One of the busiest men on the Eisteddfod Maes is the chairman of the Eisteddfod's organising committee.
As chairman Aled LLoyd Davies has overseen the organising of the festival but has still found time to script the nursery school pageant which is staged in the main pavilion tomorrow and rehearse with the Eisteddfod Choir for the concert on Tuesday evening.
He said: "I'm really looking forward to the concert. I'm a member along with my wife and it will be a wonderful occasion. I'm also looking forward to the cylchoedd meithrin show on Sunday morning. It was one of the most difficult things to do because I didn't really know where to pitch it but it's worked out really well.
"And I'm also looking forward to the Cerdd Dant duetlater in the week because the set piece is one I wrote quite sometime ago. Its nice the committee responsible for choosing the set pieces have deemed it worthy.
"The concert on Thusrday evening is one I'll be able to enjoy because we're nearing the end of the week and because its a tribute to the well-known tenor David Lloyd who hailed from Trelogan. Rhys Meirion, who is taking part in the concert, has shown a great interest in him as a singer and carried out a lot of research into him. And I have a personal family connection with the village and during my visits would often find David Lloyd walking the dog and he wold alsways stop and have a chat."
Aled, who admits to being a pensioner, has been to a great many Eisteddfodau. He said he has only missed two in the last 70 years.
"My first Eisteddfod was in 1937 when I lived in Brithdir. My father was the head of the village primary and he was keen to take me to the festival to meet R Williams Parry (a well known poet and Eisteddfod winner) who had been at the university in Bangor. I remember shaking hands with him.
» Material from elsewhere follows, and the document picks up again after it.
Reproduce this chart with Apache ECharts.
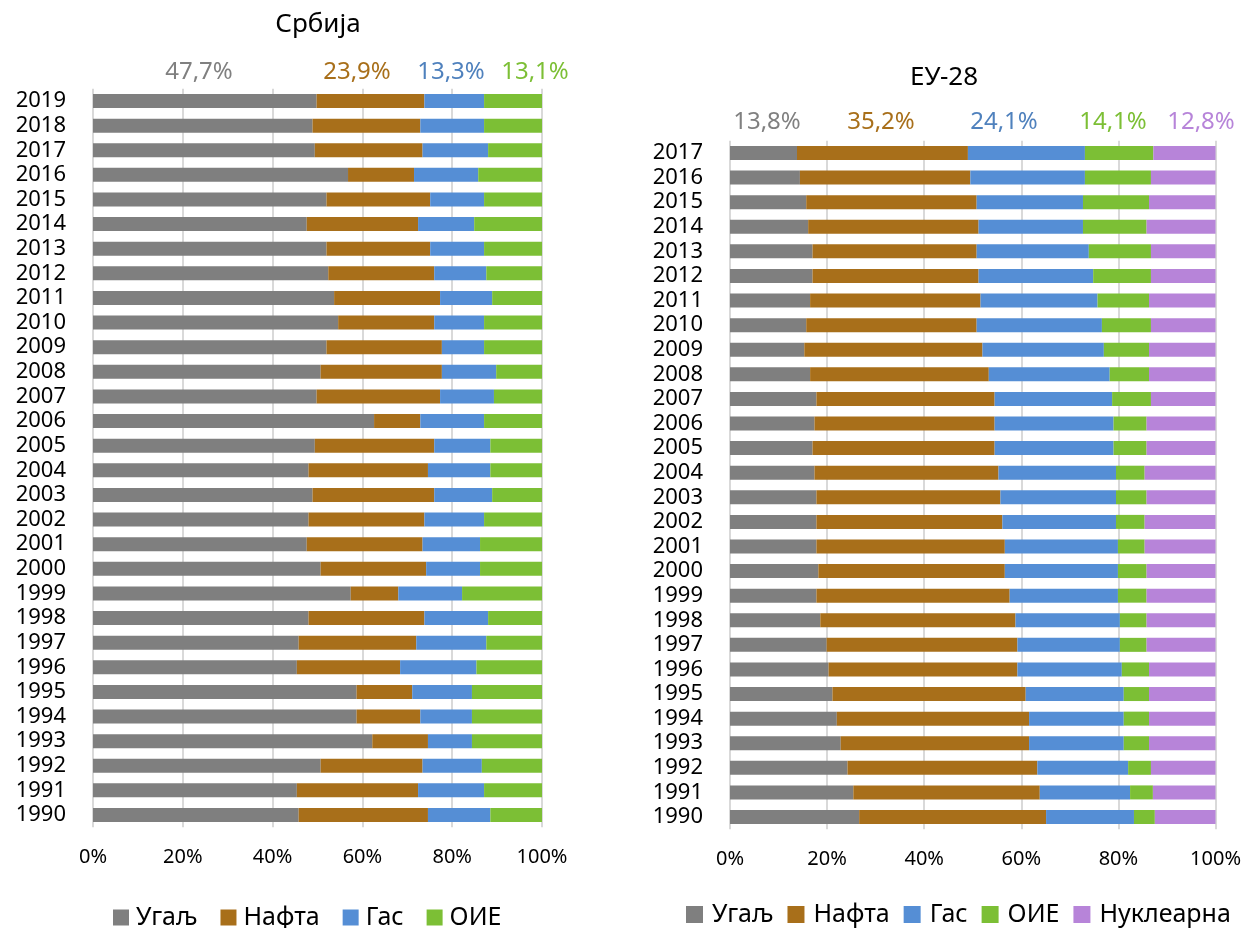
<!DOCTYPE html>
<html><head><meta charset="utf-8">
<script src="https://cdn.jsdelivr.net/npm/echarts@6/dist/echarts.min.js"></script>
<style>html,body{margin:0;padding:0;background:#fff}#c{width:1244px;height:928px}</style>
</head><body><div id="c"></div>
<script>
const seriesNames = ['Угаљ','Нафта','Гас','ОИЕ','Нуклеарна'];
const xTicks = ['0%','20%','40%','60%','80%','100%'];

const srbTitle = 'Србија';
const euTitle = 'ЕУ-28';
const srbHeader = ['47,7%','23,9%','13,3%','13,1%'];
const euHeader = ['13,8%','35,2%','24,1%','14,1%','12,8%'];

const srbYears = ['1990','1991','1992','1993','1994','1995','1996','1997','1998','1999','2000','2001','2002','2003','2004','2005','2006','2007','2008','2009','2010','2011','2012','2013','2014','2015','2016','2017','2018','2019'];
const srbCoal = [45.8,45.4,50.7,62.2,58.7,58.7,45.4,45.8,48.0,57.4,50.7,47.6,48.0,48.9,48.0,49.4,62.6,49.8,50.7,52.0,54.6,53.7,52.4,52.0,47.6,52.0,56.8,49.4,48.9,49.8];
const srbOil  = [28.8,27.0,22.7,12.4,14.2,12.4,23.0,26.2,25.8,10.6,23.5,25.8,25.8,27.1,26.6,26.6,10.3,27.5,27.0,25.7,21.4,23.6,23.6,23.1,24.8,23.1,14.7,24.0,24.0,24.0];
const srbGas  = [13.9,14.7,13.2,9.8,11.5,13.3,17.0,15.6,14.2,14.2,12.0,12.8,13.3,12.9,13.9,12.5,14.2,12.0,12.1,9.4,11.1,11.6,11.6,12.0,12.5,12.0,14.3,14.6,14.2,13.3];
const srbRes  = [11.5,12.9,13.4,15.6,15.6,15.6,14.6,12.4,12.0,17.8,13.8,13.8,12.9,11.1,11.5,11.5,12.9,10.7,10.2,12.9,12.9,11.1,12.4,12.9,15.1,12.9,14.2,12.0,12.9,12.9];

const euYears = ['1990','1991','1992','1993','1994','1995','1996','1997','1998','1999','2000','2001','2002','2003','2004','2005','2006','2007','2008','2009','2010','2011','2012','2013','2014','2015','2016','2017'];
const euCoal = [26.6,25.4,24.2,22.8,22.0,21.1,20.3,19.9,18.6,17.8,18.2,17.8,17.8,17.8,17.4,17.0,17.4,17.8,16.5,15.3,15.7,16.5,17.0,17.0,16.1,15.7,14.4,13.8];
const euOil  = [38.5,38.4,39.1,38.8,39.6,39.8,38.9,39.3,40.2,39.8,38.4,38.8,38.3,37.9,37.9,37.5,37.1,36.7,36.8,36.7,35.1,35.1,34.2,33.8,35.1,35.1,35.1,35.2];
const euGas  = [18.1,18.6,18.7,19.5,19.5,20.2,21.5,21.1,21.5,22.3,23.3,23.3,23.4,23.8,24.2,24.5,24.5,24.2,24.9,25.0,25.8,24.1,23.6,23.1,21.5,21.9,23.6,24.1];
const euRes  = [4.3,4.7,4.7,5.2,5.2,5.2,5.6,5.5,5.5,5.9,5.9,5.5,5.9,6.3,5.9,6.8,6.8,8.0,8.1,9.3,10.1,10.6,11.9,12.8,13.1,13.6,13.6,14.1];
const euNuc  = [12.5,12.9,13.3,13.7,13.7,13.7,13.7,14.2,14.2,14.2,14.2,14.6,14.6,14.2,14.6,14.2,14.2,13.3,13.7,13.7,13.3,13.7,13.3,13.3,14.2,13.7,13.3,12.8];

const colors = ['#7f7f7f','#a86f1a','#558ed5','#7cbf35','#b784d9'];
const headerColors = ['#808080','#a86f1a','#4f81bd','#7cbf35','#b784d9'];
const FONT = 'Noto Sans';

function normalize(arrs){
  const n = arrs[0].length;
  const out = arrs.map(()=>[]);
  for(let i=0;i<n;i++){
    let s=0; arrs.forEach(a=>s+=a[i]);
    arrs.forEach((a,k)=>out[k].push(a[i]/s*100));
  }
  return out;
}
const srbN = normalize([srbCoal,srbOil,srbGas,srbRes]);
const euN = normalize([euCoal,euOil,euGas,euRes,euNuc]);

function xAxis(gi){
  return {type:'value', gridIndex:gi, min:0, max:100, interval:20,
    axisLine:{show:false}, axisTick:{show:false},
    splitLine:{show:true, lineStyle:{color:'#d9d9d9', width:2}},
    axisLabel:{formatter:v=>xTicks[v/20], fontFamily:FONT, fontSize:20, color:'#000', margin:20}};
}
function yAxis(gi, cats){
  return {type:'category', gridIndex:gi, data:cats,
    axisLine:{show:false}, axisTick:{show:false},
    axisLabel:{interval:0, fontFamily:FONT, fontSize:22, color:'#000', margin:27}};
}

const series = [];
srbN.forEach((d,k)=>series.push({type:'bar', name:seriesNames[k], stack:'srb', xAxisIndex:0, yAxisIndex:0,
  barWidth:14, itemStyle:{color:colors[k]}, data:d, silent:true}));
euN.forEach((d,k)=>series.push({type:'bar', name:seriesNames[k], stack:'eu', xAxisIndex:1, yAxisIndex:1,
  barWidth:14, itemStyle:{color:colors[k]}, data:d, silent:true}));

const srbHeaderX = [199,357,451,535];
const euHeaderX = [767,881,1004,1113,1201];
const graphics = [];
srbHeader.forEach((t,i)=>graphics.push({type:'text', x:srbHeaderX[i], y:72,
  style:{text:t, fill:headerColors[i], font:'24px "Noto Sans"', textAlign:'center', textVerticalAlign:'middle'}}));
euHeader.forEach((t,i)=>graphics.push({type:'text', x:euHeaderX[i], y:122,
  style:{text:t, fill:headerColors[i], font:'24px "Noto Sans"', textAlign:'center', textVerticalAlign:'middle'}}));
graphics.push({type:'text', x:318, y:25, style:{text:srbTitle, fill:'#000', font:'26px "Noto Sans"', textAlign:'center', textVerticalAlign:'middle'}});
graphics.push({type:'text', x:944, y:78, style:{text:euTitle, fill:'#000', font:'26px "Noto Sans"', textAlign:'center', textVerticalAlign:'middle'}});

const chart = echarts.init(document.getElementById('c'), null, {renderer:'canvas'});
chart.setOption({
  animation:false,
  backgroundColor:'#fff',
  grid:[
    {left:93, top:88.7, width:449, height:738.6, containLabel:false},
    {left:730, top:140.7, width:486, height:688.6, containLabel:false}
  ],
  xAxis:[xAxis(0), xAxis(1)],
  yAxis:[yAxis(0, srbYears), yAxis(1, euYears)],
  legend:[
    {data:seriesNames.slice(0,4), left:108, top:900, icon:'rect', itemWidth:16, itemHeight:16, itemGap:23,
      itemStyle:{borderWidth:0}, textStyle:{fontFamily:FONT, fontSize:25, color:'#000', padding:[0,0,0,2]}, selectedMode:false},
    {data:seriesNames, left:681, top:897, icon:'rect', itemWidth:17, itemHeight:17, itemGap:14,
      itemStyle:{borderWidth:0}, textStyle:{fontFamily:FONT, fontSize:25, color:'#000', padding:[0,0,0,4]}, selectedMode:false}
  ],
  graphic:graphics,
  series:series
});
</script></body></html>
"Later in the week I recall going to the top of a hillside whch overlooks what is now the A470 and watching the cars heading home after the evening concert. The lights of the cars shining in a long stream wasn't something we saw very often in those
days," he recalled.
After the war Aled was called up for National Service and a few weeks before his de-mob in 1953 was able to attend the Eisteddfod held that year in Rhyl.
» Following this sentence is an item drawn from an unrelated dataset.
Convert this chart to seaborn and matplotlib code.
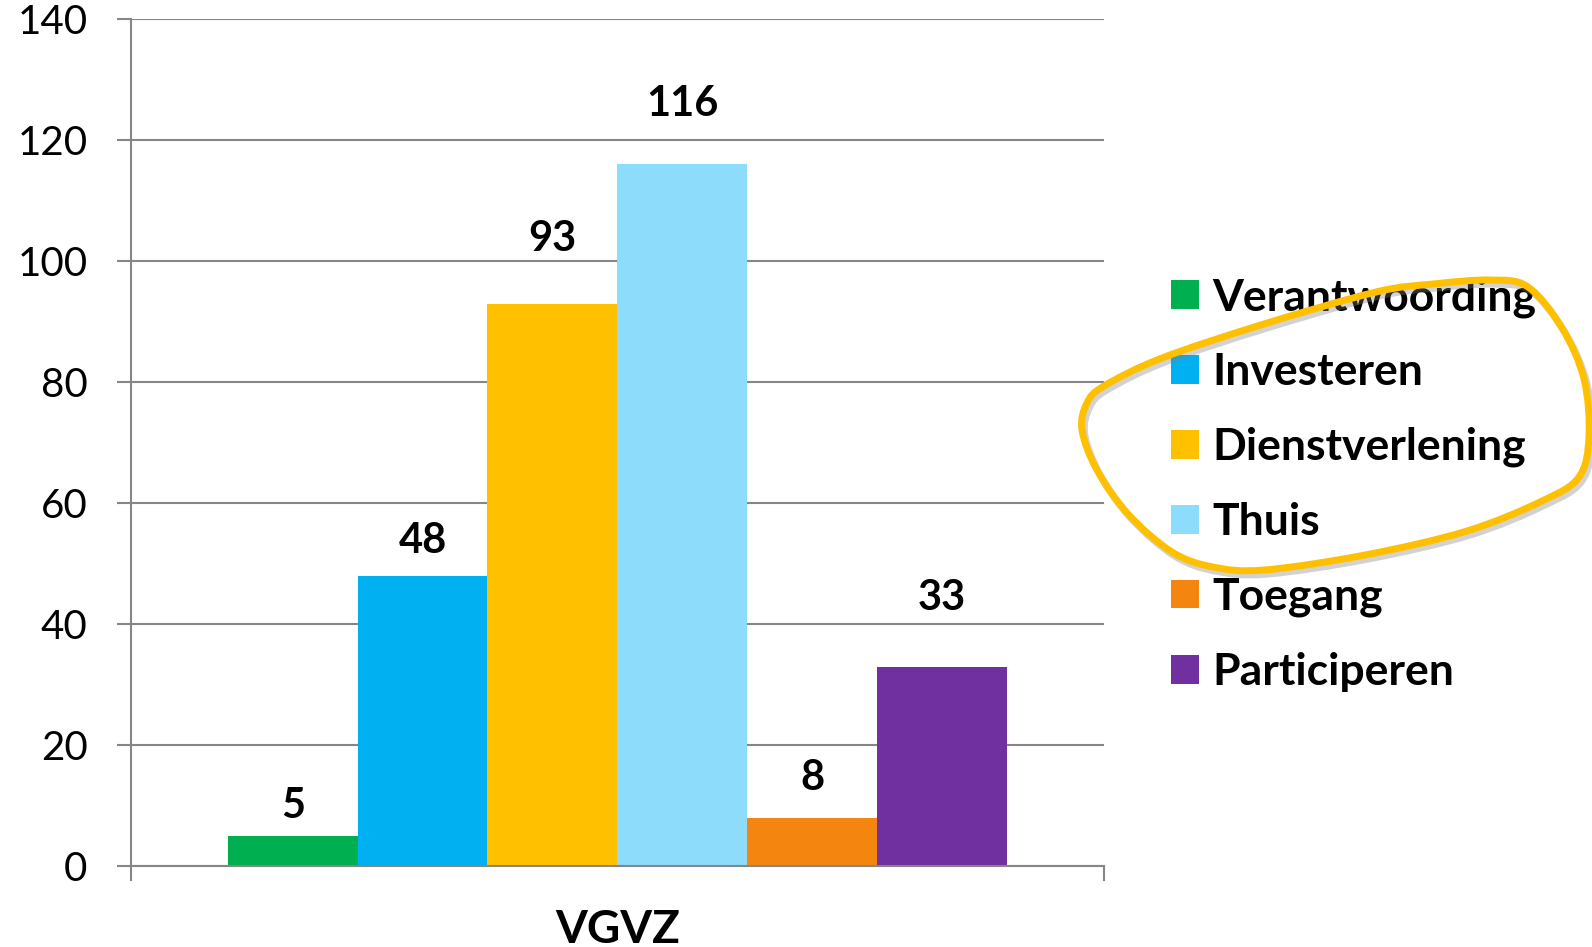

"I remember the nostalgic chairman's speech by Emlyn Williams, the dramatist and actor from Berthengam. The Blue Ribband competition was won with an unforgettable performance of Schubert's Serenade by Richie Thomas from Penmachno. He wasn't going to sing the song at all until a final decision the day before and he told me he was rehearsing it as he went about his work.
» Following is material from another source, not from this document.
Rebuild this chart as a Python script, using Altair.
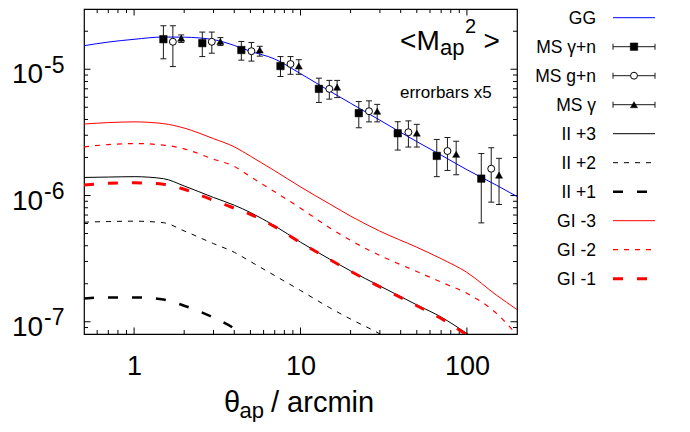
import altair as alt
import pandas as pd

# ---------------- data ----------------
theta_grid = [0.5, 0.7, 1, 1.5, 2, 3, 4, 5, 7, 10, 15, 20, 30, 50, 70, 100, 150, 200]
gg = [1.536e-5, 1.642e-5, 1.726e-5, 1.800e-5, 1.794e-5, 1.716e-5, 1.544e-5, 1.388e-5,
      1.205e-5, 9.23e-6, 6.71e-6, 5.38e-6, 3.95e-6, 2.67e-6, 2.09e-6, 1.60e-6, 1.21e-6, 9.82e-7]
gi3 = [3.68e-6, 3.78e-6, 3.83e-6, 3.71e-6, 3.42e-6, 2.82e-6, 2.43e-6, 2.05e-6, 1.57e-6,
       1.17e-6, 8.56e-7, 6.87e-7, 5.22e-7, 3.89e-7, 3.16e-7, 2.46e-7, 1.63e-7, 1.25e-7]
gi2 = [2.43e-6, 2.53e-6, 2.58e-6, 2.51e-6, 2.34e-6, 1.94e-6, 1.70e-6, 1.41e-6, 1.07e-6,
       7.94e-7, 5.54e-7, 4.41e-7, 3.35e-7, 2.50e-7, 2.06e-7, 1.68e-7, 1.17e-7, 7.87e-8]
theta_ii3 = [0.5, 0.7, 1, 1.5, 2, 3, 4, 5, 7, 10, 15, 20, 30, 50, 70, 100, 150]
ii3 = [1.39e-6, 1.40e-6, 1.41e-6, 1.36e-6, 1.19e-6, 9.65e-7, 8.38e-7, 7.33e-7, 5.75e-7,
       4.27e-7, 3.13e-7, 2.53e-7, 1.92e-7, 1.36e-7, 1.09e-7, 8.08e-8, 5.62e-8]
gi1 = [1.21e-6, 1.25e-6, 1.26e-6, 1.23e-6, 1.12e-6, 9.15e-7, 7.94e-7, 7.08e-7, 5.67e-7,
       4.24e-7, 3.11e-7, 2.51e-7, 1.89e-7, 1.34e-7, 1.06e-7, 7.87e-8, 5.43e-8]
theta_ii2 = [0.5, 0.7, 1, 1.5, 2, 3, 4, 5, 7, 10, 15, 20, 30, 50]
ii2 = [6.15e-7, 6.22e-7, 6.26e-7, 6.09e-7, 5.24e-7, 4.16e-7, 3.55e-7, 3.00e-7, 2.32e-7,
       1.77e-7, 1.29e-7, 1.05e-7, 8.01e-8, 5.15e-8]
theta_ii1 = [0.5, 0.7, 1, 1.5, 2, 3, 4, 5]
ii1 = [1.53e-7, 1.56e-7, 1.56e-7, 1.50e-7, 1.34e-7, 1.08e-7, 8.84e-8, 7.08e-8]

sq_x = [1.50, 2.57, 4.41, 7.58, 12.9, 22.4, 38.4, 65.9, 122]
sq_y = [1.73e-5, 1.61e-5, 1.42e-5, 1.06e-5, 6.99e-6, 4.49e-6, 3.11e-6, 2.06e-6, 1.36e-6]
sq_lo = [1.21e-5, 1.26e-5, 1.18e-5, 8.76e-6, 5.46e-6, 3.44e-6, 2.29e-6, 1.41e-6, 6.07e-7]
sq_hi = [2.21e-5, 1.97e-5, 1.66e-5, 1.26e-5, 8.50e-6, 5.55e-6, 3.84e-6, 2.78e-6, 2.15e-6]

ci_x = [1.71, 2.93, 5.07, 8.71, 14.9, 25.8, 44.5, 76.4, 140]
ci_y = [1.65e-5, 1.65e-5, 1.39e-5, 1.10e-5, 6.99e-6, 4.65e-6, 3.17e-6, 2.25e-6, 1.63e-6]
ci_lo = [1.05e-5, 1.34e-5, 1.16e-5, 9.12e-6, 5.80e-6, 3.83e-6, 2.42e-6, 1.58e-6, 8.86e-7]
ci_hi = [2.21e-5, 1.97e-5, 1.63e-5, 1.26e-5, 8.16e-6, 5.62e-6, 3.90e-6, 2.88e-6, 2.39e-6]

tr_x = [1.92, 3.30, 5.69, 9.77, 16.6, 28.9, 50.0, 86.2, 156]
tr_y = [1.76e-5, 1.66e-5, 1.42e-5, 1.06e-5, 7.21e-6, 4.65e-6, 3.12e-6, 2.12e-6, 1.45e-6]
tr_lo = [1.63e-5, 1.54e-5, 1.27e-5, 9.12e-6, 5.96e-6, 3.83e-6, 2.42e-6, 1.46e-6, 8.49e-7]
tr_hi = [1.87e-5, 1.78e-5, 1.52e-5, 1.19e-5, 8.16e-6, 5.27e-6, 3.66e-6, 2.69e-6, 1.97e-6]

x_label_vals = [1, 10, 100]
y_label_vals = [1e-5, 1e-6, 1e-7]
y_label_base = ["10", "10", "10"]
y_label_exp = ["-5", "-6", "-7"]
x_major = [1, 10, 100]
x_minor = [0.6, 0.7, 0.8, 0.9, 2, 3, 4, 5, 6, 7, 8, 9, 20, 30, 40, 50, 60, 70, 80, 90]
y_major = [1e-7, 1e-6, 1e-5]
y_minor = [9e-8, 2e-7, 3e-7, 4e-7, 5e-7, 6e-7, 7e-7, 8e-7, 9e-7,
           2e-6, 3e-6, 4e-6, 5e-6, 6e-6, 7e-6, 8e-6, 9e-6, 2e-5]
legend_labels = ["GG", "MS γ+n", "MS g+n", "MS γ", "II +3", "II +2", "II +1",
                 "GI -3", "GI -2", "GI -1"]
title_pieces = ["<", "M", "ap", "2", ">"]
note_text = ["errorbars x5"]
xtitle_pieces = ["θ", "ap", "/ arcmin"]

# ---------------- layout / style ----------------
W, H = 433, 325
FONT = "Liberation Sans"
EB = "#1a1a1a"
BLUE = "#0000ff"
RED = "#ff0000"

xs = alt.Scale(type="log", domain=[0.5, 200], nice=False)
ys = alt.Scale(type="log", domain=[8e-8, 3e-5], nice=False)
xaxis = alt.Axis(values=x_label_vals, format="d", title="", ticks=False, tickSize=0,
                 domain=False, grid=False, labelFontSize=27, labelFont=FONT,
                 labelColor="black", labelPadding=40, labelBaseline="alphabetic",
                 labelFlush=False, labelOverlap=False)


def X(f):
    return alt.X(f, type="quantitative", scale=xs, axis=xaxis)


def Y(f):
    return alt.Y(f, type="quantitative", scale=ys, axis=None)


def curve(xv, yv, color, width, dash=None):
    df = pd.DataFrame({"theta": xv, "m": yv})
    props = dict(color=color, strokeWidth=width, clip=True, interpolate="monotone")
    if dash:
        props["strokeDash"] = dash
    return alt.Chart(df).mark_line(**props).encode(x=X("theta"), y=Y("m"))


def point_props(shape):
    if shape == "circle":
        return dict(shape="circle", filled=True, fill="white", stroke="black",
                    strokeWidth=1, size=48, opacity=1)
    if shape == "square":
        return dict(shape="square", filled=True, fill="black", stroke="black",
                    strokeWidth=0.5, size=56, opacity=1)
    return dict(shape="triangle-up", filled=True, fill="black", stroke="black",
                strokeWidth=0.5, size=50, opacity=1)


def series(xv, yv, lo, hi, shape):
    df = pd.DataFrame({"theta": xv, "m": yv, "lo": lo, "hi": hi})
    b = alt.Chart(df)
    bar = b.mark_rule(color=EB, strokeWidth=1).encode(x=X("theta"), y=Y("lo"), y2=alt.Y2("hi"))
    cap1 = b.mark_tick(orient="horizontal", color=EB, size=6, thickness=1, opacity=1).encode(
        x=X("theta"), y=Y("lo"))
    cap2 = b.mark_tick(orient="horizontal", color=EB, size=6, thickness=1, opacity=1).encode(
        x=X("theta"), y=Y("hi"))
    pt = b.mark_point(**point_props(shape)).encode(x=X("theta"), y=Y("m"))
    return [bar, cap1, cap2], [pt]


def xticks(vals, ln):
    b = alt.Chart(pd.DataFrame({"v": vals}))
    return [
        b.mark_rule(color="black", strokeWidth=1).encode(x=X("v"), y=alt.value(H), y2=alt.value(H - ln)),
        b.mark_rule(color="black", strokeWidth=1).encode(x=X("v"), y=alt.value(0), y2=alt.value(ln)),
    ]


def yticks(vals, ln):
    b = alt.Chart(pd.DataFrame({"v": vals}))
    return [
        b.mark_rule(color="black", strokeWidth=1).encode(y=Y("v"), x=alt.value(0), x2=alt.value(ln)),
        b.mark_rule(color="black", strokeWidth=1).encode(y=Y("v"), x=alt.value(W), x2=alt.value(W - ln)),
    ]


def label(text, x, y, size, align="left"):
    return alt.Chart(pd.DataFrame({"t": [text]})).mark_text(
        font=FONT, fontSize=size, align=align, baseline="alphabetic", color="black"
    ).encode(x=alt.value(x), y=alt.value(y), text="t:N")


main_layers = []
main_layers += xticks(x_major, 6.5) + xticks(x_minor, 4)
main_layers += yticks(y_major, 6.5) + yticks(y_minor, 4)

main_layers += [
    curve(theta_ii1, ii1, "black", 2.5, [10, 14]),
    curve(theta_ii2, ii2, "black", 1, [5, 6]),
    curve(theta_ii3, ii3, "black", 1),
    curve(theta_ii3, gi1, RED, 3, [10, 14]),
    curve(theta_grid, gi2, RED, 1.2, [5, 6]),
    curve(theta_grid, gi3, RED, 1),
    curve(theta_grid, gg, BLUE, 1),
]

bars, pts = [], []
for args in [(sq_x, sq_y, sq_lo, sq_hi, "square"),
             (ci_x, ci_y, ci_lo, ci_hi, "circle"),
             (tr_x, tr_y, tr_lo, tr_hi, "triangle")]:
    b_, p_ = series(*args)
    bars += b_
    pts += p_
main_layers += bars + pts

# y-axis labels 10^n drawn on the y scale
ylab = alt.Chart(pd.DataFrame({"v": y_label_vals, "b": y_label_base, "e": y_label_exp}))
main_layers.append(ylab.mark_text(font=FONT, fontSize=28, align="left", baseline="alphabetic",
                                  dy=14.2, color="black").encode(x=alt.value(-72), y=Y("v"), text="b:N"))
main_layers.append(ylab.mark_text(font=FONT, fontSize=23, align="left", baseline="alphabetic",
                                  dy=3.5, color="black").encode(x=alt.value(-40), y=Y("v"), text="e:N"))

# <M_ap^2> annotation
tp = [(316, 41, 28), (332.4, 41, 28), (356, 46, 22), (381, 24.3, 20), (399.5, 41, 28)]
for t, (px, py, fs) in zip(title_pieces, tp):
    main_layers.append(label(t, px, py, fs))
main_layers.append(label(note_text[0], 316, 89.3, 17))

# x title θ_ap / arcmin
xp = [(140, 403, 29), (155.5, 408.5, 22), (187, 403, 29)]
for t, (px, py, fs) in zip(xtitle_pieces, xp):
    main_layers.append(label(t, px, py, fs))

main = alt.layer(*main_layers)

# ---------------- legend ----------------
ly = alt.Y("label:N", scale=alt.Scale(type="point", domain=legend_labels, range=[8.7, 269.7],
                                     padding=0), axis=None)
LX0, LX1, LXM = 529, 571, 550
leg_layers = [
    alt.Chart(pd.DataFrame({"label": legend_labels})).mark_text(
        font=FONT, fontSize=17.5, align="right", baseline="alphabetic", dy=6.3, color="black"
    ).encode(x=alt.value(512), y=ly, text="label:N")
]
line_styles = {
    "GG": (BLUE, 1, None), "II +3": ("black", 1, None), "II +2": ("black", 1, [5, 6]),
    "II +1": ("black", 2.5, [10, 14]), "GI -3": (RED, 1, None), "GI -2": (RED, 1.2, [5, 6]),
    "GI -1": (RED, 3, [10, 14]),
}
err_styles = {"MS γ+n": "square", "MS g+n": "circle", "MS γ": "triangle"}
for lab in legend_labels:
    c = alt.Chart(pd.DataFrame({"label": [lab]}))
    if lab in line_styles:
        col, wd, dash = line_styles[lab]
        props = dict(color=col, strokeWidth=wd)
        if dash:
            props["strokeDash"] = dash
        leg_layers.append(c.mark_rule(**props).encode(x=alt.value(LX0), x2=alt.value(LX1), y=ly))
    else:
        leg_layers.append(c.mark_rule(color=EB, strokeWidth=1).encode(
            x=alt.value(LX0), x2=alt.value(LX1), y=ly))
        for cx in (LX0, LX1):
            leg_layers.append(c.mark_tick(orient="vertical", color=EB, size=6, thickness=1,
                                          opacity=1).encode(x=alt.value(cx), y=ly))
        leg_layers.append(c.mark_point(**point_props(err_styles[lab])).encode(
            x=alt.value(LXM), y=ly))

legend = alt.layer(*leg_layers)

chart = alt.layer(main, legend).resolve_scale(y="independent").properties(
    width=W, height=H,
    autosize=alt.AutoSizeParams(type="none"),
    padding={"left": 76, "top": 1, "right": 165, "bottom": 88},
    background="white",
).configure(font=FONT).configure_view(stroke="black", strokeWidth=1.2)

chart.save("out.html", embed_options={"renderer": "svg", "actions": False})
"The Eisteddfod next visited Flintshire in 1969 when it was staged at Flint. That was remarkable for me because it was when Meibion Menlli won the Cerdd Dant party competition for the fifth time."
"In 1985, again at Rhyl, the huge humanitarian concert Dwylo dros y Mor (Hands across the sea) was held in the main pavilion and the Eisteddfod Choir ujndertook a performance of Handel's Messiah under the baton of Sir Charles Groves. When the Eisteddfod was last held here, in 1991, one of the main prize winners was Angharad Tomos who was arrested by the police the day before for takign part in a demonstration outside the Welsh Language Bard stand.
"Who knows which items or events will remain with us after this, the first National Eisteddfod's first visit to Flintshire during the twenty-first century?" he said.